### Raw data:

__________________________________________________

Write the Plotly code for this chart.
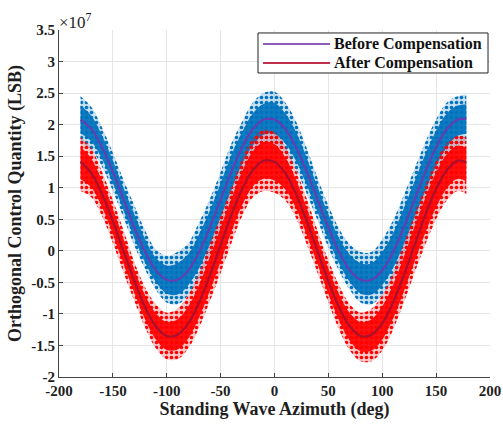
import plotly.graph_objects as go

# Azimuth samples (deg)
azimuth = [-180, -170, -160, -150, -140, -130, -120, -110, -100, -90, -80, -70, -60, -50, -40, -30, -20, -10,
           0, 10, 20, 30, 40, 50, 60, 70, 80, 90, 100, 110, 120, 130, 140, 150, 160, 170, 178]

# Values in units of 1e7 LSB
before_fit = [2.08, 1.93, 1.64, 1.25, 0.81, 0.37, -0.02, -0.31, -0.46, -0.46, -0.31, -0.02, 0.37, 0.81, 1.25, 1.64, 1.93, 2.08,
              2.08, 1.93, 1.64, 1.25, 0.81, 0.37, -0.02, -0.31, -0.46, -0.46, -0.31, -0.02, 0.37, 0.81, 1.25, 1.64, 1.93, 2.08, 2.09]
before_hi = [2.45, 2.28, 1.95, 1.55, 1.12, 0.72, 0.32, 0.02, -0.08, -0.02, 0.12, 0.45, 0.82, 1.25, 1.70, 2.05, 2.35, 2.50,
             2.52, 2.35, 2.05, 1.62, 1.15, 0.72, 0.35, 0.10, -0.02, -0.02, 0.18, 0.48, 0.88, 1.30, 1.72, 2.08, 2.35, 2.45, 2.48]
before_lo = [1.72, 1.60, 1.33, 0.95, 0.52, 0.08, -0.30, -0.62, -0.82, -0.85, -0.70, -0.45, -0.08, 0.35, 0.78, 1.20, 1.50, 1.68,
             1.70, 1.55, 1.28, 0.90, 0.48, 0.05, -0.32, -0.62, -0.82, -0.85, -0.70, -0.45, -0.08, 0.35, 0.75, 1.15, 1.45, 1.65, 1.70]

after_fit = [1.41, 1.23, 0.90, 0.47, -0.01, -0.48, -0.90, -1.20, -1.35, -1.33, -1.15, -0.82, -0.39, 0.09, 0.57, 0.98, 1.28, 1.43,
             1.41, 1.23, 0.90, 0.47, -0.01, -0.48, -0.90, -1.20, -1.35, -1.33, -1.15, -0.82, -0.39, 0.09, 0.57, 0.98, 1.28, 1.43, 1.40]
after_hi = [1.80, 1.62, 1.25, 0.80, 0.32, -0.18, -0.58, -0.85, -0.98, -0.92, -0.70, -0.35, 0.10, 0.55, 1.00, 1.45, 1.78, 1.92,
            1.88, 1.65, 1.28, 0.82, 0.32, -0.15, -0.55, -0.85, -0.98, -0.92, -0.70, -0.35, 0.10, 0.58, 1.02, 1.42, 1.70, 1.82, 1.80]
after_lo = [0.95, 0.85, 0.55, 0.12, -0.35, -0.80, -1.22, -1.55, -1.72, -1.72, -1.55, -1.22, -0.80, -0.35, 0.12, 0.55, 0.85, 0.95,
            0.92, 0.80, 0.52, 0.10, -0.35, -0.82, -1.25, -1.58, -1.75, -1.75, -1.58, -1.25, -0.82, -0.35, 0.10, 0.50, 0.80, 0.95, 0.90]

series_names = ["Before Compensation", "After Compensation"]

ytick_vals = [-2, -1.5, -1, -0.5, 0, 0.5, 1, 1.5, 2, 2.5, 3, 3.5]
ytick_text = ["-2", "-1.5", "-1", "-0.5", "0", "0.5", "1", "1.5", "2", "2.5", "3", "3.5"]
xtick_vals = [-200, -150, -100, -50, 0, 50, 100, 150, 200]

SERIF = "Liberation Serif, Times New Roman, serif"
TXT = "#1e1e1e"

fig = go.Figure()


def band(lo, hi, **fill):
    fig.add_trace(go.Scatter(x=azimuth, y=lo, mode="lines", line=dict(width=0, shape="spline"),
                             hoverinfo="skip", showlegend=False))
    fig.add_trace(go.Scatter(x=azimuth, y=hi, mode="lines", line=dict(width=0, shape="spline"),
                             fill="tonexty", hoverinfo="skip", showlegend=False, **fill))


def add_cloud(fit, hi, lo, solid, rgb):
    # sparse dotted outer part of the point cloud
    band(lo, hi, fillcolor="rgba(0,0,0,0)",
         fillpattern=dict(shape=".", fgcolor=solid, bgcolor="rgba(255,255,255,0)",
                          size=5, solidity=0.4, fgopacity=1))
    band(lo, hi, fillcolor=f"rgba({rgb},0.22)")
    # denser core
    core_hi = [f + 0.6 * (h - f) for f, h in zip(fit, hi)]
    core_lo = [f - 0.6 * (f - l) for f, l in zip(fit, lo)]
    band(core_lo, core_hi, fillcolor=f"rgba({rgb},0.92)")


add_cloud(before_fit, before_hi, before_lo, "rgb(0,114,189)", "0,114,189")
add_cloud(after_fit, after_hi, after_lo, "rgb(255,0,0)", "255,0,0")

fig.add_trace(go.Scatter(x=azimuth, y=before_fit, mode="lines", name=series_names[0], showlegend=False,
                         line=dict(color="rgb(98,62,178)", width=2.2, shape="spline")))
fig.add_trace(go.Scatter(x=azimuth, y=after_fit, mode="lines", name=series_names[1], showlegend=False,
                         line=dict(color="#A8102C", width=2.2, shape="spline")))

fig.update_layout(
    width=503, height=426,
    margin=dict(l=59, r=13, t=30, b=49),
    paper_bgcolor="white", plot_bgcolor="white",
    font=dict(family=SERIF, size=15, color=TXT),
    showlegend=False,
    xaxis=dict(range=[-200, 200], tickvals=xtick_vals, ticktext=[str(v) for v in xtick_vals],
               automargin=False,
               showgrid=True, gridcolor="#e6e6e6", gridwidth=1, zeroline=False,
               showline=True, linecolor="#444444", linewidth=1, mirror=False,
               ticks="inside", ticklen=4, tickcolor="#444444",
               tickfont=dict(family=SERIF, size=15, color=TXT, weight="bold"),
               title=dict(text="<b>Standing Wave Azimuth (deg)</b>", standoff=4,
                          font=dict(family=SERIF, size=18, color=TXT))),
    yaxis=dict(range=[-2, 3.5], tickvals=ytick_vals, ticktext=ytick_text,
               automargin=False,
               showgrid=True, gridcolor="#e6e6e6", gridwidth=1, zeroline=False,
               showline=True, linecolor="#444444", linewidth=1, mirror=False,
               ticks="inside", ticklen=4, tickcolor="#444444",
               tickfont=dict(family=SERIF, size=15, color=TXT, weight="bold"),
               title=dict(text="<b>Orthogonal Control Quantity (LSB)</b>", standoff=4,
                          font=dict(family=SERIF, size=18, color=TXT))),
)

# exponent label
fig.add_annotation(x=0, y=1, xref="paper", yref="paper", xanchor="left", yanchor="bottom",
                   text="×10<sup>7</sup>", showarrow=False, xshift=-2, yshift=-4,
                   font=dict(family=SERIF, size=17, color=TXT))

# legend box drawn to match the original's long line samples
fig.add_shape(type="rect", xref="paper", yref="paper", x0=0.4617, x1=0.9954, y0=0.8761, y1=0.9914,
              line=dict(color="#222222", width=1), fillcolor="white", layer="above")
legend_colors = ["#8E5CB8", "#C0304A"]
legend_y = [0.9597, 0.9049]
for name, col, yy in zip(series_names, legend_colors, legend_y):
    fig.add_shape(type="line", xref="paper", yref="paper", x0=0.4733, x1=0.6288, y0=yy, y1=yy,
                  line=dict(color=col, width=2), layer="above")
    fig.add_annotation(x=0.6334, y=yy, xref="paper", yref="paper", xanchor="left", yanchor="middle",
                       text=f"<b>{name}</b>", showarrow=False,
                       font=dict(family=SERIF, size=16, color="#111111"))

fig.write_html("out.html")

__________________________________________________

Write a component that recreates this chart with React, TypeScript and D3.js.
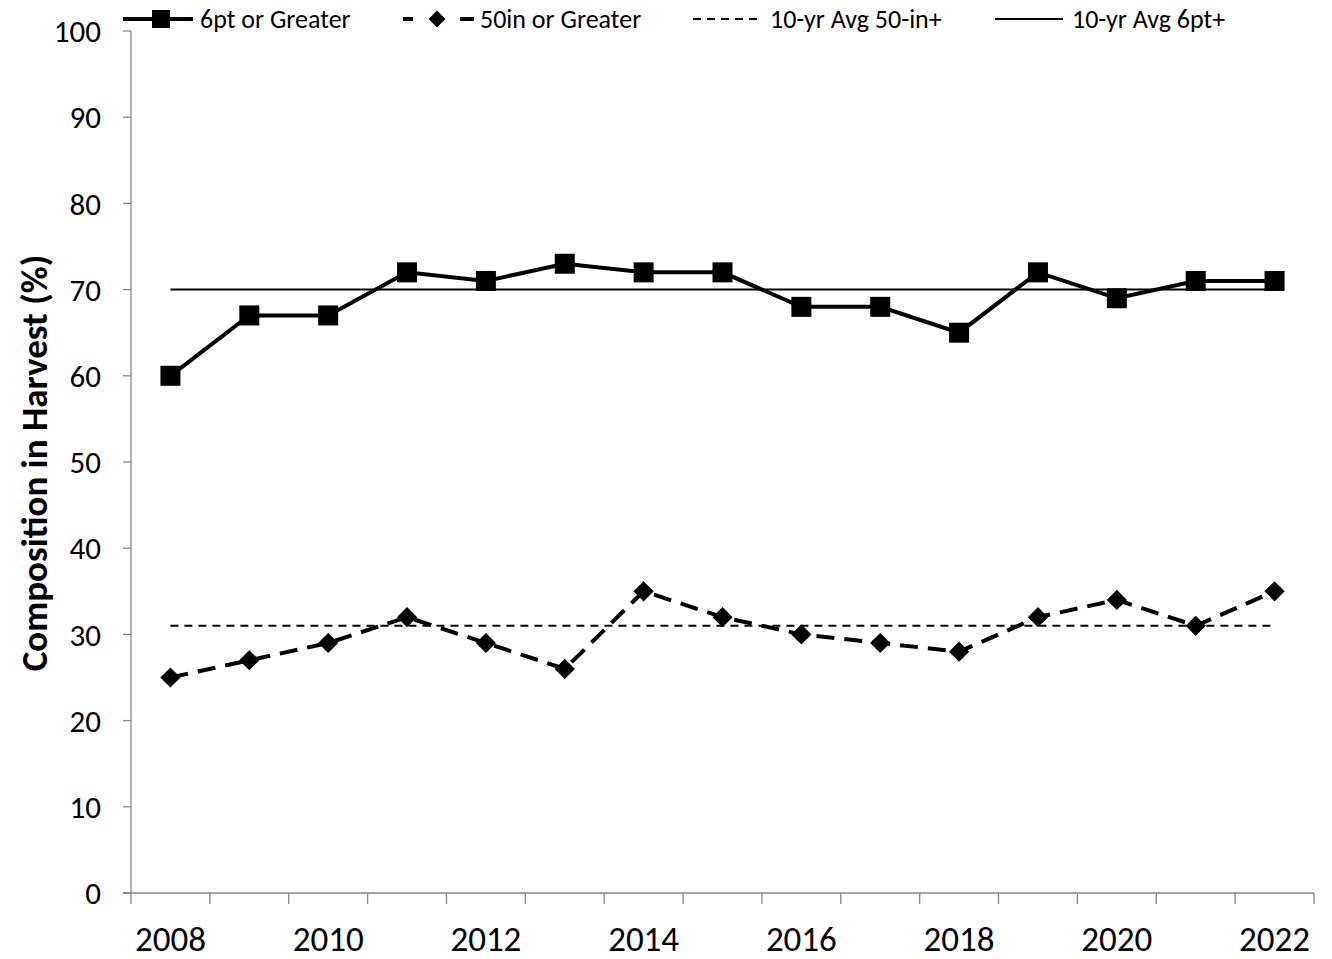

__________________________________________________

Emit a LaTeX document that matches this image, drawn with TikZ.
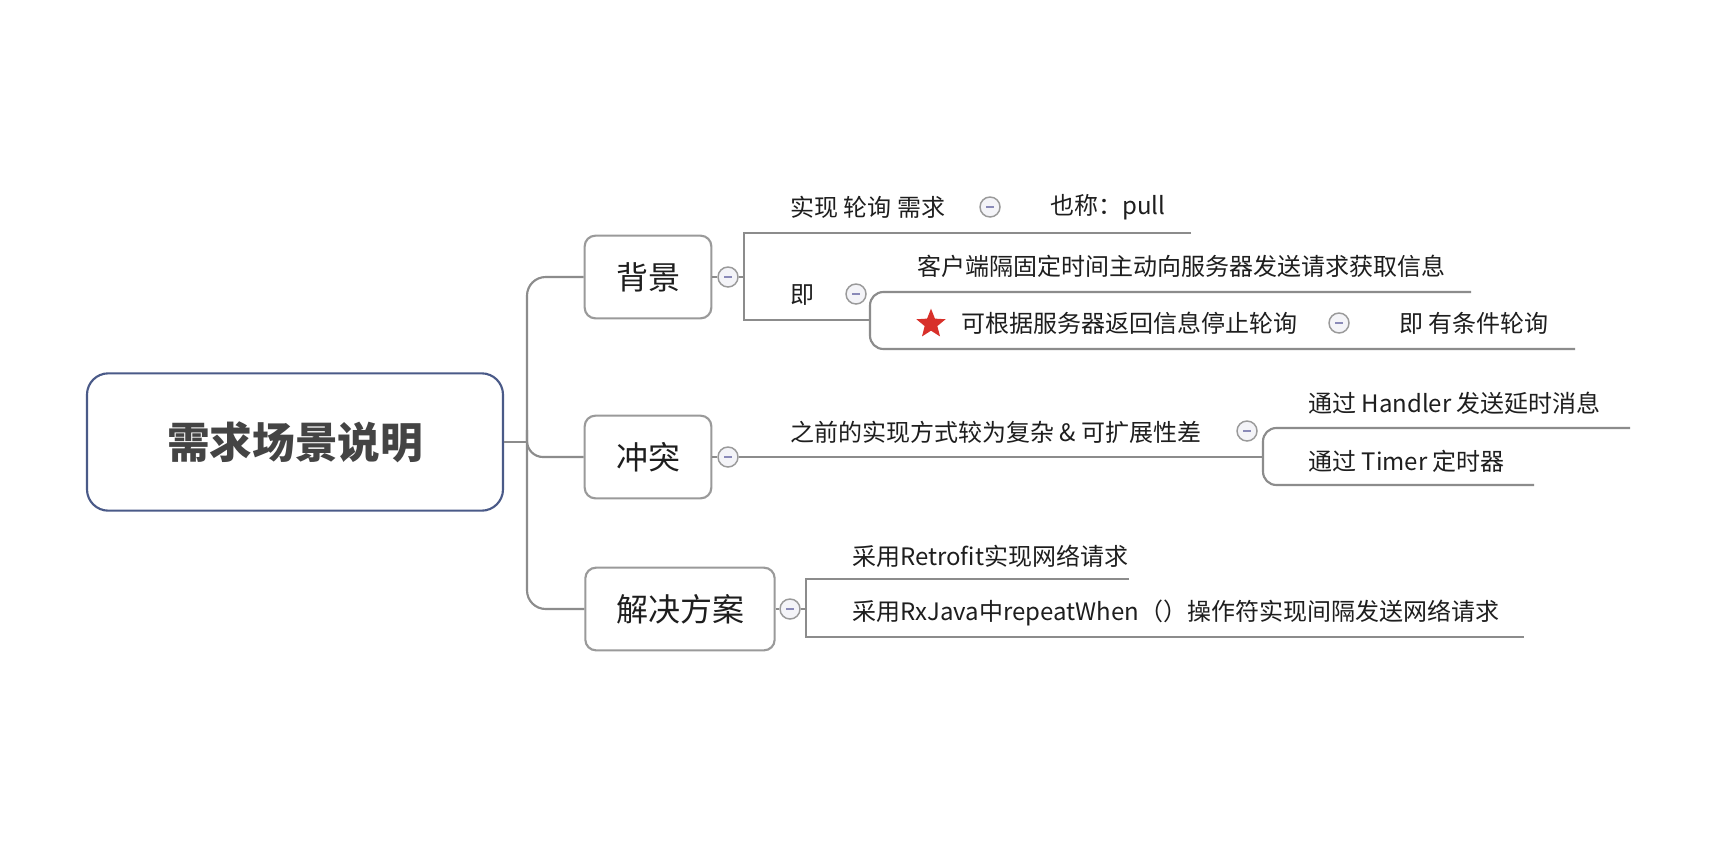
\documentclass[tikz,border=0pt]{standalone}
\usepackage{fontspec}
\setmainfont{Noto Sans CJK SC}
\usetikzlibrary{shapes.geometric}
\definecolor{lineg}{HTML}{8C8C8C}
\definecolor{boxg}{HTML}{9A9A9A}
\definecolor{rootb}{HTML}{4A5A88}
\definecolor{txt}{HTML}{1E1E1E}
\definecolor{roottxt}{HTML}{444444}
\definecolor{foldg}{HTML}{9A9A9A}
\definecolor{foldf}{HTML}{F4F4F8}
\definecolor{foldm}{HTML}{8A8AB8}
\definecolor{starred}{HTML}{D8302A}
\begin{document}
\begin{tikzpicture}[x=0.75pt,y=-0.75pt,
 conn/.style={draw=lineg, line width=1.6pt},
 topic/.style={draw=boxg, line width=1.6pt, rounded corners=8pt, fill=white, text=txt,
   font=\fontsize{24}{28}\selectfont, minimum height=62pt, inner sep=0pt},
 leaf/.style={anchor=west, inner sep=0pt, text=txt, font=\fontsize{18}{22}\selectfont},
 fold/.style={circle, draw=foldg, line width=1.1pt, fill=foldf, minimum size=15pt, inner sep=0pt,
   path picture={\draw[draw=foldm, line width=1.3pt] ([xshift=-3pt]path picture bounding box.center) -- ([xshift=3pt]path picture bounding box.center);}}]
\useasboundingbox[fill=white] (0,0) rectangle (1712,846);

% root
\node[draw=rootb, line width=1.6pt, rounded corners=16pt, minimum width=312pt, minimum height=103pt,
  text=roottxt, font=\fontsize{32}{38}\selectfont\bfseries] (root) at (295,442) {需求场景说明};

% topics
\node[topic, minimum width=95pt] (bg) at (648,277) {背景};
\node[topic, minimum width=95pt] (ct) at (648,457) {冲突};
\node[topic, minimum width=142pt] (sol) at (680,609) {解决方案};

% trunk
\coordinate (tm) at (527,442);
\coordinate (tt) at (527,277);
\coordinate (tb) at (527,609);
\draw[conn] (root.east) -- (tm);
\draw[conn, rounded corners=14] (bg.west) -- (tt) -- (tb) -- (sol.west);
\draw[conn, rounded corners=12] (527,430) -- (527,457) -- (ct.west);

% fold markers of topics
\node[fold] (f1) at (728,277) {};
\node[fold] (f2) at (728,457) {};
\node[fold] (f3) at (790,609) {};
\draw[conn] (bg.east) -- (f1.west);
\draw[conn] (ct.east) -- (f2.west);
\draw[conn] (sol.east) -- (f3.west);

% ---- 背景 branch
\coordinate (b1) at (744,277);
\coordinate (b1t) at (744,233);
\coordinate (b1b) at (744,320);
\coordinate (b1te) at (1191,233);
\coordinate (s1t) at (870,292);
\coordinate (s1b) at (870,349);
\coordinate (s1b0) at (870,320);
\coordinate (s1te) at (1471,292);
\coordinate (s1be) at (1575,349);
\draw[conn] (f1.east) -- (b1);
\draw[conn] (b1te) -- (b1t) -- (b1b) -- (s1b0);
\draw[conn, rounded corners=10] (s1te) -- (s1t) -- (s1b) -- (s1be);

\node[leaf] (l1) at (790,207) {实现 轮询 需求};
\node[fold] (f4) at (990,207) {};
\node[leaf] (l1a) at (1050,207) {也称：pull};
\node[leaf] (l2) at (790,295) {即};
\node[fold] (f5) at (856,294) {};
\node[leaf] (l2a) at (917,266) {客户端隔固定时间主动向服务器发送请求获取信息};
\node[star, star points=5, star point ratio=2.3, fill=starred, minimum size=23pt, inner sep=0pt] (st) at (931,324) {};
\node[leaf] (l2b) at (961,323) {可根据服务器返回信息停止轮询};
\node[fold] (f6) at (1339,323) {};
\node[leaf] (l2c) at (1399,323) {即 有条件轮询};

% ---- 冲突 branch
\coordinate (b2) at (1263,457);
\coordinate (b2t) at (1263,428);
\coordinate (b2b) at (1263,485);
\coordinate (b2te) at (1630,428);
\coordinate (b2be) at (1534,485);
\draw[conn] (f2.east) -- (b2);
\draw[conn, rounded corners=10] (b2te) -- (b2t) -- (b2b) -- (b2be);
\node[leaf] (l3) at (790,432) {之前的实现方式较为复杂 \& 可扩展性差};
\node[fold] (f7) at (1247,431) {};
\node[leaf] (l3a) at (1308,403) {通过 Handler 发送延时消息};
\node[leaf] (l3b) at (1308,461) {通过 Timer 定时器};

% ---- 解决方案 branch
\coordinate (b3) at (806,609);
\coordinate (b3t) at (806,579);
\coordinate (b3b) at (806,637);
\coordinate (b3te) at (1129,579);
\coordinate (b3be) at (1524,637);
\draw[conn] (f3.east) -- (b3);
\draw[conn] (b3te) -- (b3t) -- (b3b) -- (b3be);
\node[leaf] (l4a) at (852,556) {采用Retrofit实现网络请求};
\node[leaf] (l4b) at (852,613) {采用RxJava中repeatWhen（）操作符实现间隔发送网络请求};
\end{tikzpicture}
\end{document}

__________________________________________________

### Your objective:
Copy every line of the records above that contains "drawn".

### Result of this task:
# legend box drawn to match the original's long line samples
Emit a LaTeX document that matches this image, drawn with TikZ.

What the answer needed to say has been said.